## What you have to do
Among the entries that follow, locate the line with "Give me the matplotlib source for this chart." and the line with "from matplotlib.patches import Rectangle". Output those lines and all lines in between, exactly, minus the pictures.

## Data in this exercise
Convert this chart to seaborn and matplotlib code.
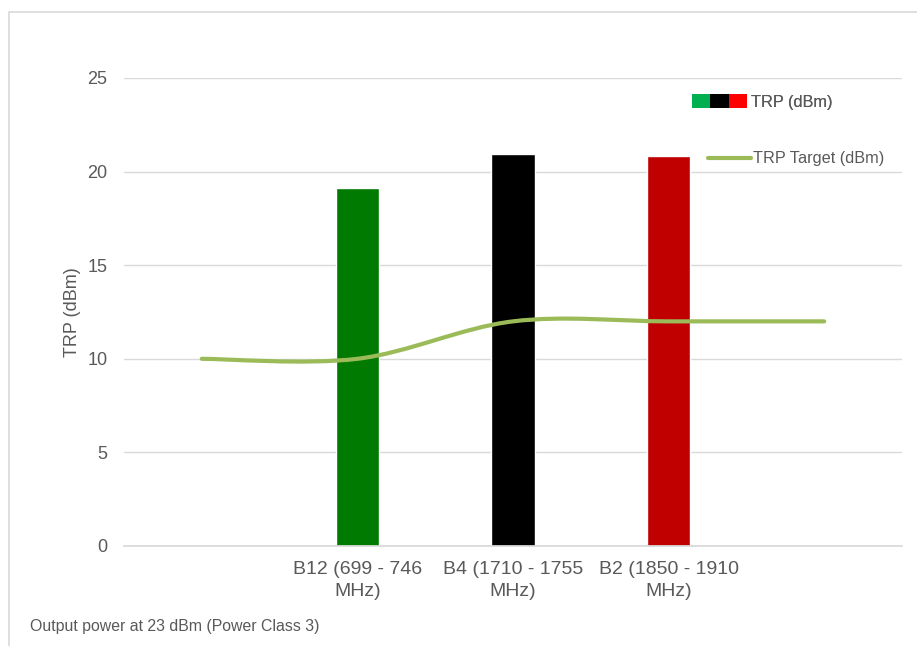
import numpy as np
import pandas as pd
import matplotlib
matplotlib.use("Agg")
import matplotlib.pyplot as plt
import seaborn as sns
from matplotlib.path import Path
from matplotlib.patches import PathPatch, Patch, Rectangle
from matplotlib.lines import Line2D
from matplotlib.legend_handler import HandlerTuple

# chart data
bands = ["B12 (699 - 746\nMHz)", "B4 (1710 - 1755\nMHz)", "B2 (1850 - 1910\nMHz)"]
trp = [19.1, 20.95, 20.85]
bar_colors = ["#007A00", "#000000", "#C00000"]
legend_colors = ["#00B050", "#000000", "#FF0000"]
# the target line spans one empty slot either side of the bands
slots = ["pad_left"] + bands + ["pad_right"]
target = [10, 10, 12, 12, 12]
yticks = [0, 5, 10, 15, 20, 25]

sns.set_theme(style="white")
plt.rcParams["font.family"] = ["Liberation Sans", "DejaVu Sans"]
text_col = "#595959"
grid_col = "#D9D9D9"

W, H = 917, 646
fig = plt.figure(figsize=(W / 100, H / 100), dpi=100)
ax = fig.add_axes([124 / W, 1 - 546 / H, (902 - 124) / W, (546 - 78) / H])

df = pd.DataFrame({"band": bands, "trp": trp})
sns.barplot(data=df, x="band", y="trp", order=slots, hue="band",
            palette=dict(zip(bands, bar_colors)), width=0.28,
            saturation=1, legend=False, ax=ax)

# smoothed line (Excel style) as cubic bezier through the target points
xs = np.arange(len(target), dtype=float)
ys = np.array(target, dtype=float)
px = np.concatenate([[xs[0]], xs, [xs[-1]]])
py = np.concatenate([[ys[0]], ys, [ys[-1]]])
verts = [(xs[0], ys[0])]
codes = [Path.MOVETO]
for i in range(len(xs) - 1):
    j = i + 1
    c1 = (px[j] + (px[j + 1] - px[j - 1]) / 6, py[j] + (py[j + 1] - py[j - 1]) / 6)
    c2 = (px[j + 1] - (px[j + 2] - px[j]) / 6, py[j + 1] - (py[j + 2] - py[j]) / 6)
    verts += [c1, c2, (xs[i + 1], ys[i + 1])]
    codes += [Path.CURVE4] * 3
ax.add_patch(PathPatch(Path(verts, codes), facecolor="none", edgecolor="#9BBB59",
                       lw=3, capstyle="round", zorder=5))

ax.set_xlim(-0.5, 4.5)
ax.set_ylim(0, 25)
ax.set_yticks(yticks)
ax.set_xticks(range(len(slots)))
ax.set_xticklabels([""] + bands + [""], fontsize=14, linespacing=1.34)
ax.yaxis.grid(True, color=grid_col, lw=1)
ax.set_axisbelow(True)
for s in ["top", "right", "left"]:
    ax.spines[s].set_visible(False)
ax.spines["bottom"].set_color(grid_col)
ax.tick_params(axis="both", length=0, colors=text_col)
ax.tick_params(axis="y", pad=12, labelsize=13)
ax.tick_params(axis="x", pad=11)
ax.set_xlabel("")
ax.set_ylabel("TRP (dBm)", color=text_col, fontsize=13)
ax.yaxis.set_label_coords((81 - 124) / 778, 0.5)

# legends
fs = 11.7
px_fs = fs * 100 / 72
bar_handle = tuple(Patch(facecolor=c, edgecolor="none") for c in legend_colors)
leg1 = fig.legend([bar_handle], ["TRP (dBm)"], loc="center left",
                  bbox_to_anchor=(692 / W, 1 - 102 / H), frameon=False, fontsize=fs,
                  handler_map={tuple: HandlerTuple(ndivide=None, pad=0)},
                  handlelength=55 / px_fs, handleheight=15 / px_fs,
                  handletextpad=4 / px_fs, borderpad=0, borderaxespad=0, labelcolor=text_col)
fig.legend([Line2D([], [], color="#9BBB59", lw=3)], ["TRP Target (dBm)"], loc="center left",
           bbox_to_anchor=(708 / W, 1 - 159 / H), frameon=False, fontsize=fs,
           handlelength=43 / px_fs, handletextpad=2 / px_fs, borderpad=0,
           borderaxespad=0, labelcolor=text_col)
fig.add_artist(leg1)

fig.text(30 / W, 1 - 626 / H, "Output power at 23 dBm (Power Class 3)",
         color=text_col, fontsize=11.4, va="center", ha="left")

# chart border
fig.add_artist(Rectangle((9 / W, -0.1), 1.2, 1 - 12 / H + 0.1, transform=fig.transFigure,
                         fill=False, edgecolor=grid_col, lw=1.2))

fig.savefig("out.png", dpi=100)
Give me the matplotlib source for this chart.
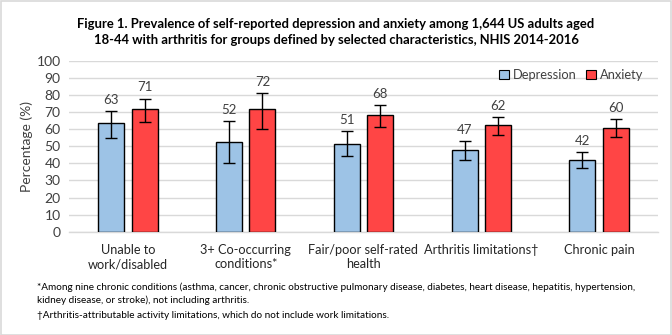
import matplotlib
matplotlib.use("Agg")
import matplotlib.pyplot as plt
import numpy as np
from matplotlib.patches import Rectangle

categories = ["Unable to\nwork/disabled", "3+ Co-occurring\nconditions*",
              "Fair/poor self-rated\nhealth", "Arthritis limitations\u2020", "Chronic pain"]
dep_values = [63.4, 52.3, 51.2, 47.7, 41.8]
dep_labels = ["63", "52", "51", "47", "42"]
dep_low = [55.1, 40.1, 44.2, 41.8, 37.1]
dep_high = [70.5, 64.7, 58.8, 53.0, 46.5]
anx_values = [71.6, 71.7, 68.2, 62.3, 60.6]
anx_labels = ["71", "72", "68", "62", "60"]
anx_low = [64.3, 60.0, 61.2, 56.5, 55.3]
anx_high = [77.9, 81.1, 74.0, 67.0, 65.9]
yticks = list(range(0, 101, 10))

title = ("Figure 1. Prevalence of self-reported depression and anxiety among 1,644 US adults aged\n"
         "18-44 with arthritis for groups defined by selected characteristics, NHIS 2014-2016")
foot1 = ("*Among nine chronic conditions (asthma, cancer, chronic obstructive pulmonary disease, diabetes, heart disease, hepatitis, hypertension,\n"
         "kidney disease, or stroke), not including arthritis.")
foot2 = "\u2020Arthritis-attributable activity limitations, which do not include work limitations."

FONT = ["Lato", "DejaVu Sans"]
plt.rcParams['font.family'] = FONT

fig = plt.figure(figsize=(6.72, 3.35), dpi=100)
fig.patches.append(Rectangle((0.001, 0.001), 0.998, 0.997, transform=fig.transFigure,
                             fill=False, edgecolor="#d9d9d9", linewidth=1.2))
ax = fig.add_axes([69/672, 1-231.7/335, (658-69)/672, (231.7-61)/335])

x = np.arange(len(categories))
w = 0.22
off = 0.142
dep_col = "#9DC3E6"
anx_col = "#FF4545"

def draw(xs, vals, lo, hi, col, lab, labels):
    ax.bar(xs, vals, width=w, color=col, edgecolor="black", linewidth=1.0, label=lab, zorder=3)
    yerr = [np.array(vals) - np.array(lo), np.array(hi) - np.array(vals)]
    ax.errorbar(xs, vals, yerr=yerr, fmt="none", ecolor="black", elinewidth=1.0,
                capsize=4, capthick=1.0, zorder=4)
    for xi, h, t in zip(xs, hi, labels):
        ax.annotate(t, (xi, h), xytext=(0, 4), textcoords="offset points",
                    ha="center", va="bottom", fontsize=9.5, color="#404040")

draw(x - off, dep_values, dep_low, dep_high, dep_col, "Depression", dep_labels)
draw(x + off, anx_values, anx_low, anx_high, anx_col, "Anxiety", anx_labels)

ax.set_xlim(-0.5, len(categories) - 0.5)
ax.set_ylim(0, 100)
ax.set_yticks(yticks)
ax.tick_params(axis="y", length=0, labelsize=10, labelcolor="#404040", pad=6)
ax.set_xticks(x)
ax.set_xticklabels(categories, fontsize=9.2, color="#262626")
ax.tick_params(axis="x", length=0, pad=9)
ax.grid(axis="y", color="#d9d9d9", linewidth=1.0, zorder=0)
ax.set_axisbelow(True)
for s in ["left", "right", "top"]:
    ax.spines[s].set_visible(False)
ax.spines["bottom"].set_color("#d9d9d9")
ax.spines["bottom"].set_linewidth(1.0)
ax.set_ylabel("Percentage (%)", fontsize=10, color="#404040")
ax.yaxis.set_label_coords((33 - 69) / 589, 0.5)

leg = ax.legend(loc="upper right", bbox_to_anchor=(0.995, 1.02), ncol=2, frameon=False,
                fontsize=9.3, handlelength=0.75, handleheight=0.75, handletextpad=0.3,
                columnspacing=0.8, labelcolor="#404040")
for p in leg.get_patches():
    p.set_linewidth(0.8)

fig.text(0.5, 1 - 32/335, title, ha="center", va="center", fontsize=9.4,
         fontweight="bold", color="black", linespacing=1.45)
fig.text(37/672, 1 - 294/335, foot1, ha="left", va="center", fontsize=7.2,
         color="black", linespacing=1.45)
fig.text(37/672, 1 - 316/335, foot2, ha="left", va="center", fontsize=7.2, color="black")

fig.savefig("out.png", dpi=100)
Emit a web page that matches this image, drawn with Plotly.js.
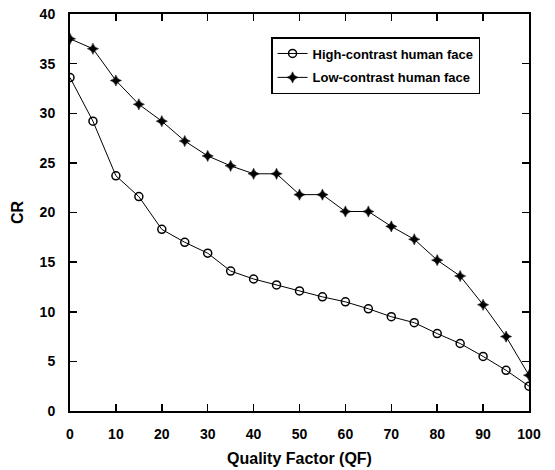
<!DOCTYPE html>
<html>
<head>
<meta charset="utf-8">
<script src="https://cdn.plot.ly/plotly-3.0.1.min.js"></script>
<style>html,body{margin:0;padding:0;background:#fff;}#chart{width:555px;height:470px;}</style>
</head>
<body>
<div id="chart"></div>
<script>
const qf = [0,5,10,15,20,25,30,35,40,45,50,55,60,65,70,75,80,85,90,95,100];
const highContrast = [33.6,29.2,23.7,21.6,18.3,17.0,15.9,14.1,13.3,12.7,12.1,11.5,11.0,10.3,9.5,8.9,7.8,6.8,5.5,4.1,2.5];
const lowContrast = [37.5,36.5,33.3,30.9,29.2,27.2,25.7,24.7,23.9,23.9,21.8,21.8,20.1,20.1,18.6,17.3,15.2,13.6,10.7,7.5,3.6];
const seriesNames = ["High-contrast human face","Low-contrast human face"];
const xTicks = [0,10,20,30,40,50,60,70,80,90,100];
const yTicks = [0,5,10,15,20,25,30,35,40];

const FONT = "Liberation Sans, Arial, sans-serif";
const traces = [
  {x: qf, y: highContrast, name: seriesNames[0], type: "scatter", mode: "lines+markers",
   legendgroup: "a",
   line: {color: "#000", width: 1},
   marker: {symbol: "circle-open", size: 8, color: "#000", line: {width: 1.5, color: "#000"}}},
  {x: qf, y: lowContrast, name: seriesNames[1], type: "scatter", mode: "lines+markers",
   legendgroup: "b",
   line: {color: "#000", width: 1},
   marker: {symbol: "star-diamond", size: 8, color: "#000", line: {width: 0.5, color: "#000"}}}
];
const axisCommon = {
  showgrid: false, zeroline: false, showline: true, linecolor: "#000", linewidth: 2,
  mirror: "ticks", ticks: "inside", ticklen: 7, tickwidth: 1.5, tickcolor: "#000",
  tickfont: {family: FONT, size: 14, color: "#000", weight: "bold"}
};
const layout = {
  width: 555, height: 470,
  margin: {l: 70, r: 26, t: 14, b: 59},
  paper_bgcolor: "#fff", plot_bgcolor: "#fff",
  showlegend: true,
  legend: {x: 0.438, y: 0.942, xanchor: "left", yanchor: "top",
    traceorder: "grouped", tracegroupgap: 4,
    bordercolor: "#000", borderwidth: 1.5, bgcolor: "#fff",
    font: {family: FONT, size: 13, color: "#000", weight: "bold"}},
  xaxis: Object.assign({}, axisCommon, {range: [0, 100], tickvals: xTicks, ticktext: xTicks.map(String),
    ticklabelstandoff: 9,
    title: {text: "Quality Factor (QF)", standoff: 12, font: {family: FONT, size: 16, color: "#000", weight: "bold"}}}),
  yaxis: Object.assign({}, axisCommon, {range: [0, 40], tickvals: yTicks, ticktext: yTicks.map(String),
    ticklabelstandoff: 10,
    title: {text: "CR", standoff: 12, font: {family: FONT, size: 16, color: "#000", weight: "bold"}}})
};
Plotly.newPlot("chart", traces, layout, {displayModeBar: false, staticPlot: true});
</script>
</body>
</html>
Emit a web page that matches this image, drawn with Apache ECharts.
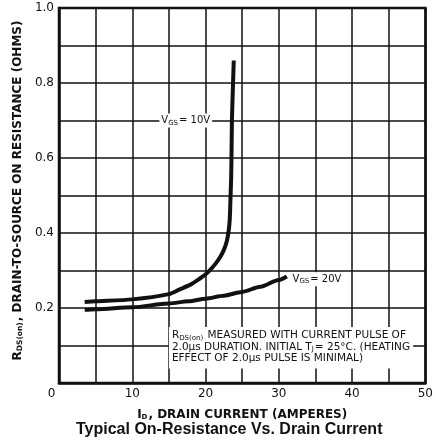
<!DOCTYPE html>
<html>
<head>
<meta charset="utf-8">
<script src="https://cdn.jsdelivr.net/npm/echarts@6/dist/echarts.min.js"></script>
<style>
  html, body { margin: 0; padding: 0; background: #fff; }
  #chart { width: 436px; height: 442px; }
</style>
</head>
<body>
<div id="chart"></div>
<script>
// Drain current (A) and on-resistance (ohms) for each gate voltage
const vgs10Current    = [3.5, 5, 10, 15, 16.4, 18, 19.1, 19.9, 20.7, 21.4, 22.0, 22.5, 22.9, 23.15, 23.3, 23.4, 23.5, 23.55, 23.6, 23.72, 23.85];
const vgs10Resistance = [0.216, 0.218, 0.223, 0.237, 0.249, 0.263, 0.277, 0.288, 0.303, 0.319, 0.336, 0.355, 0.378, 0.405, 0.435, 0.49, 0.55, 0.62, 0.70, 0.78, 0.86];

const vgs20Current    = [3.5, 5, 10, 15, 17.7, 20, 22.5, 25, 27.5, 30, 31.1];
const vgs20Resistance = [0.195, 0.197, 0.202, 0.212, 0.218, 0.225, 0.233, 0.243, 0.257, 0.275, 0.284];

// Axis tick labels
const xTickLabels = [0, 10, 20, 30, 40, 50];
const yTickLabels = ['0.2', '0.4', '0.6', '0.8', '1.0'];

// Annotation anchors (data coordinates)
const vgs10LabelAt = [17.3, 0.70];
const vgs20LabelAt = [31.6, 0.277];
const noteAt = [15.0, 0.094];

const SANS = '"DejaVu Sans", Verdana, sans-serif';
const TITLE_FONT = '"Liberation Sans", Arial, Helvetica, sans-serif';
const INK = '#111';
const pair = (xs, ys) => xs.map((x, i) => [x, ys[i]]);

const subStyle = { fontSize: 7, fontFamily: SANS, color: INK, verticalAlign: 'bottom', padding: [5, 1, 0, 0] };
const boldName = { fontFamily: SANS, fontWeight: 'bold', color: INK };

const chart = echarts.init(document.getElementById('chart'), null, { renderer: 'canvas' });

chart.setOption({
  backgroundColor: '#fff',
  animation: false,
  title: {
    text: 'Typical On-Resistance Vs. Drain Current',
    left: 76,
    top: 422,
    padding: 0,
    textStyle: { fontFamily: TITLE_FONT, fontWeight: 'bold', fontSize: 16, color: INK }
  },
  grid: {
    left: 59, right: 8, top: 8, bottom: 59,
    show: true, borderColor: INK, borderWidth: 2.5, backgroundColor: '#fff'
  },
  xAxis: {
    type: 'value',
    min: 0, max: 50, interval: 5,
    name: '{b|I}{s|D}{b|, DRAIN CURRENT (AMPERES)}',
    nameLocation: 'middle',
    nameGap: 26,
    nameTextStyle: {
      rich: {
        b: Object.assign({ fontSize: 12 }, boldName),
        s: Object.assign({}, subStyle, { fontWeight: 'bold' })
      }
    },
    axisLine: { show: true, lineStyle: { color: INK, width: 2.5 } },
    axisTick: { show: false },
    splitLine: { show: true, lineStyle: { color: INK, width: 1.5 } },
    axisLabel: {
      margin: 5,
      fontFamily: SANS, fontSize: 12, color: INK,
      formatter: v => {
        const k = xTickLabels.indexOf(Math.round(v));
        if (k < 0 || Math.abs(v - Math.round(v)) > 1e-6) return '';
        return k === 0 ? '{z|' + xTickLabels[k] + '}' : String(xTickLabels[k]);
      },
      rich: { z: { fontFamily: SANS, fontSize: 12, color: INK, padding: [0, 15, 0, 0] } }
    }
  },
  yAxis: {
    type: 'value',
    min: 0, max: 1, interval: 0.1,
    name: '{b|R}{s|DS(on)}{b|, DRAIN-TO-SOURCE ON RESISTANCE (OHMS)}',
    nameLocation: 'middle',
    nameGap: 33,
    nameRotate: 90,
    nameTextStyle: {
      padding: [0, 0, 0, 10],
      rich: {
        b: Object.assign({ fontSize: 12 }, boldName),
        s: Object.assign({}, subStyle, { fontWeight: 'bold', fontSize: 7.5 })
      }
    },
    axisLine: { show: true, lineStyle: { color: INK, width: 2.5 } },
    axisTick: { show: false },
    splitLine: { show: true, lineStyle: { color: INK, width: 1.5 } },
    axisLabel: {
      margin: 5,
      fontFamily: SANS, fontSize: 12, color: INK,
      formatter: v => {
        const t = (Math.round(v * 10) / 10).toFixed(1);
        return yTickLabels.indexOf(t) >= 0 ? t : '';
      }
    }
  },
  series: [
    {
      name: 'VGS = 10V',
      type: 'line',
      data: pair(vgs10Current, vgs10Resistance),
      smooth: 0.25,
      showSymbol: false,
      symbol: 'none',
      lineStyle: { color: INK, width: 4, join: 'round', cap: 'butt' },
      z: 3,
      markPoint: {
        symbol: 'rect', symbolSize: 0, silent: true,
        data: [{
          coord: vgs10LabelAt,
          label: {
            show: true, position: 'inside',
            formatter: '{a|V}{s|GS}{a|= 10V}',
            backgroundColor: '#fff', padding: [1, 2, 1, 2],
            rich: {
              a: { fontFamily: SANS, fontSize: 10, color: INK },
              s: subStyle
            }
          }
        }]
      }
    },
    {
      name: 'VGS = 20V',
      type: 'line',
      data: pair(vgs20Current, vgs20Resistance),
      smooth: 0.3,
      smoothMonotone: 'x',
      showSymbol: false,
      symbol: 'none',
      lineStyle: { color: INK, width: 4, join: 'round' },
      z: 3,
      markPoint: {
        symbol: 'rect', symbolSize: 0, silent: true,
        data: [
          {
            coord: vgs20LabelAt,
            label: {
              show: true, position: 'right', distance: 0,
              formatter: '{a|V}{s|GS}{a|= 20V}',
              backgroundColor: '#fff', padding: [1, 2, 1, 2],
              rich: {
                a: { fontFamily: SANS, fontSize: 10, color: INK },
                s: subStyle
              }
            }
          },
          {
            coord: noteAt,
            label: {
              show: true, position: 'right', distance: 0,
              formatter: [
                '{a|R}{s|DS(on)}{a| MEASURED WITH CURRENT PULSE OF}',
                '{a|2.0µs DURATION. INITIAL T}{s|J}{a|= 25°C. (HEATING}',
                '{a|EFFECT OF 2.0µs PULSE IS MINIMAL)}'
              ].join('\n'),
              backgroundColor: '#fff', padding: [3, 3, 4, 3],
              lineHeight: 11.5,
              rich: {
                a: { fontFamily: SANS, fontSize: 10.5, color: INK, lineHeight: 11.5 },
                s: Object.assign({}, subStyle, { lineHeight: 11.5 })
              }
            }
          }
        ]
      }
    }
  ]
});
</script>
</body>
</html>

## Task result
Give me the matplotlib source for this chart.
import matplotlib
matplotlib.use("Agg")
import matplotlib.pyplot as plt
import numpy as np
from matplotlib.patches import Rectangle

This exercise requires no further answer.